Our simplified model (i.e., Eq. 6) reveals that water distribution is the major determinant of BCM relative to FFM. When E/I increases from 0.70 to 1.00, for example, BCM/FFM correspondingly decreases from 0.60 to 0.52 (Fig. 1). Women as a group have a higher E/I value than men; elderly women may have a higher E/I value than young women; and obese women have a higher E/I than women with normal body weight. The whole body, as well as each organ and tissue, is composed of two compartments, cells (including ICW and residuals) and non-cells (including ECW and solids). The E/I ratio can thus be considered as a substitution for the ratio of non-cells to cells. As sex, age, and adiposity influence E/I on a group basis, according to our simplified model, BCM/FFM appears smaller in women than in men, and the magnitudes of BCM/FFM decrease with increasing adiposity and age in elderly subjects. Generally speaking, any biological and pathological factors, which affect water distribution, may influence the BCM/FFM.

BCM/FFM and REE

Body composition has a quantitative association with whole body resting energy expenditure (REE), a major component of total energy expenditure (23). Whole body REE (in kcal/day) can be expressed as the sum of energy expended by individual organs and tissues with the following general model:

$$\text{REE}={\displaystyle \sum (k_{\mathrm{i}}\times {\mathrm{M}}_{\mathrm{i}})}$$ (7)

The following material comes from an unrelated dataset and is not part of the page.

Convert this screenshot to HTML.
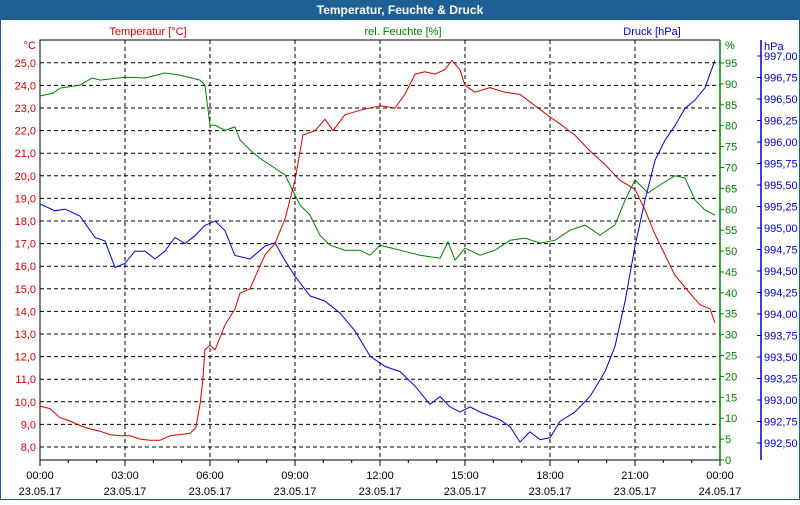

where M_i is individual organ-tissue mass (in kg), i is a specific organ-tissue component (i = 1, 2, … n), and k_i is the specific resting metabolic rate of individual organs and tissues (in kcal·kg⁻¹·day⁻¹) (4). On the basis of Eq. 7, our group measured metabolically active organs (liver, brain, heart, and kidneys) and two other tissues (skeletal muscle and adipose tissue) by MRI in a cohort of young healthy adults. The predicted REE was nearly identical to REE measured by indirect calorimetry (8).

When applied to older subjects, however, the REE predicted by equation 7 was higher than the measured REE by ~ 11% (P < 0.001) (7). Our previous study found that older subjects have a smaller fraction of FFM as BCM (14). As multiple regression analysis revealed, the BCM/FFM value was lower with greater age (β = − 0.24, P = 0.005) (17). We added a new variable (the fraction of FFM as BCM) to equation 7 (22). A modified theoretical REE model was thus developed as

$$\text{REE}=[(\text{BCM}/\text{FFM})/0.58]\times {\displaystyle \sum (k_{\mathrm{i}}\times {\mathrm{M}}_{\mathrm{i}})}$$ (8)

where 0.58 is BCM/FFM value in Reference Man, and the corresponding BCM/FFM is 0.56 in Reference Women (17). Equation 8 was then applied to predict REE in adult men and women aged 23–88 yr (22). We found that REE predicted by Eq. 8 was correlated with measured REE (r = 0.92, P < 0.001), and the mean difference between measured REE and predicted REE for the whole group was not significant. This study shows that the REE prediction model performed better when BCM/FFM is included.

If age is included as a variable in estimating REE along with the predictions of Eq. 8, the role of the BCM/FFM model remains highly significant (P < 0.001), indicating that its contribution to the estimation of REE is independent of its association with age.

In conclusion, the ratio of BCM to FFM is not a constant. According to our modeling analysis, the variation in BCM/FFM is primarily dependent on water distribution. The larger the E/I, the smaller the BCM/FFM and vice versa. The magnitude of BCM/FFM is one of the major determinants of whole body REE.